The Vienna Institute for International Economic Studies (wiiw) has published its new growth forecasts for economies in CESEE up to 2021.
The main conclusion of the report is that the boom experienced by much of the region in 2017-18 is over, and that growth rates will mostly trend lower in the next two-three years. Weaker global growth, US protectionism, Brexit and ongoing problems in the eurozone represent a serious threat to CESEE’s export-reliant economies. Increasingly severe labour shortages are pushing up wages, and this in turn is driving fairly strong private consumption growth. However, this could also threaten external competitiveness and see foreign investors look elsewhere.
“In the short term labour shortages are not necessarily a negative factor – they are behind a lot of the strong wage growth that we are seeing in the region, and therefore driving private consumption growth,” Richard Grieveson, an economist at wiiw told Emerging Europe. “But shortages are getting worse, with more and more firms struggling to find qualified labour to fill open positions, and ever more reporting labour as a constraint on current production. For the big foreign owned firms at the productivity frontier, this is not necessarily a big deal – they can pay the higher wages in the end. But for the rest of the economy, and especially smaller domestically owned firms, this is a real challenge. And even for a lot of the foreign-owned firms in the region, this could affect future expansion plans.”
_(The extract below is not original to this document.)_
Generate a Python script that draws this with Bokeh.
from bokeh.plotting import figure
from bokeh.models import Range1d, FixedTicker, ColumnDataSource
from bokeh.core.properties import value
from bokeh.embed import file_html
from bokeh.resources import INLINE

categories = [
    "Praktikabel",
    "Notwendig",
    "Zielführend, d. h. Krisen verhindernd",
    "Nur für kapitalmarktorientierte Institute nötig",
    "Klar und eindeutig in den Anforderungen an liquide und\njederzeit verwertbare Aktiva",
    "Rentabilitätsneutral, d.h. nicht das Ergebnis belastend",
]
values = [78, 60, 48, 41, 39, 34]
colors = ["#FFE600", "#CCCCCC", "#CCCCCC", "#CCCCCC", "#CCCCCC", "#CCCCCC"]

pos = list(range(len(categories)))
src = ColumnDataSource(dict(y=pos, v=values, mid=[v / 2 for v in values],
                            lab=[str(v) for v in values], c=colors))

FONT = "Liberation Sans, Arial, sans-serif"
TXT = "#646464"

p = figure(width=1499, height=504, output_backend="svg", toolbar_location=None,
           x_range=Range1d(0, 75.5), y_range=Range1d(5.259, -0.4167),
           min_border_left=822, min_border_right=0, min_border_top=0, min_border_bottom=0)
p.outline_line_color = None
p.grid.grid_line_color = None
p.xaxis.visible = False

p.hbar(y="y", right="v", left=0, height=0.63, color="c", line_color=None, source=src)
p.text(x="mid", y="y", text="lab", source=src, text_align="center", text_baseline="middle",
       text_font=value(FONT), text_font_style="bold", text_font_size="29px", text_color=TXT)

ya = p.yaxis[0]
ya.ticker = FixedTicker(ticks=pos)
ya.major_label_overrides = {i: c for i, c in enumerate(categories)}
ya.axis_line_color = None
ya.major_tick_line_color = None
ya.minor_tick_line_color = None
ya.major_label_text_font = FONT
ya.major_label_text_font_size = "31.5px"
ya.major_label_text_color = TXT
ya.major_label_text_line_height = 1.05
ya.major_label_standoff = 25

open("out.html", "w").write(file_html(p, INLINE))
Growth in much of CESEE is still at or close to its best level since the global financial crisis, reflecting a confluence of highly supportive factors. The fastest-growing economies in the region last year were Poland (5.1 per cent) and Hungary (4.9 per cent), in both cases shrugging off negative political noise. Serbia also had a good year, posting its best growth for a decade (4.4 per cent). By contrast, a sharp slowdown was observed Romania in 2018 (4.2 per cent, down from over seven per cent in 2017), a result of overheating.
According to wiiw, the fastest-growing economies in emerging Europe in 2019 will be Kosovo (4.1 per cent), Albania and Moldova (both 3.8 per cent), while the slowest will be Belarus (2.4 per cent).
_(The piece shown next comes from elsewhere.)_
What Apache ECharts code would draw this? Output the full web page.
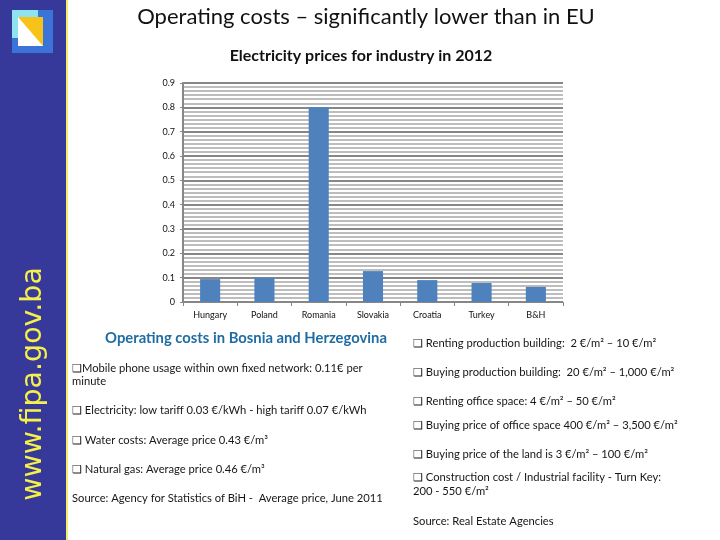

In the long run, wiiw believes that CESEE faces a host of formidable challenges.
Demographic projections indicate a collapse in population that is unprecedented outside times of war and famine. Authoritarianism, state capture and interference in the independence of institutions are all on the rise. Generally low educational standards, levels of network readiness and ICT capabilities (in comparison with Western Europe) could hamstring CESEE’s ability to integrate into a digitalised global economy. The level of automation in almost all countries is well below the frontrunners in Western Europe, North America and Asia.
The Vienna Institute for International Economic Studies now believes that policy-makers and firms must act fast to ensure that the region is not condemned to a low- or zero-growth future. First, for a region facing such unprecedented demographic decline and with a high reliance on industrial exports, rapid automation is a priority. Second, governments must strengthen and support the quality and independence of institutions. In EU member states where institutions are under attack, Brussels should play a stronger role in upholding EU standards. Third, higher and better-targeted investment in education and training will be crucial to prepare CESEE for the new digital economy.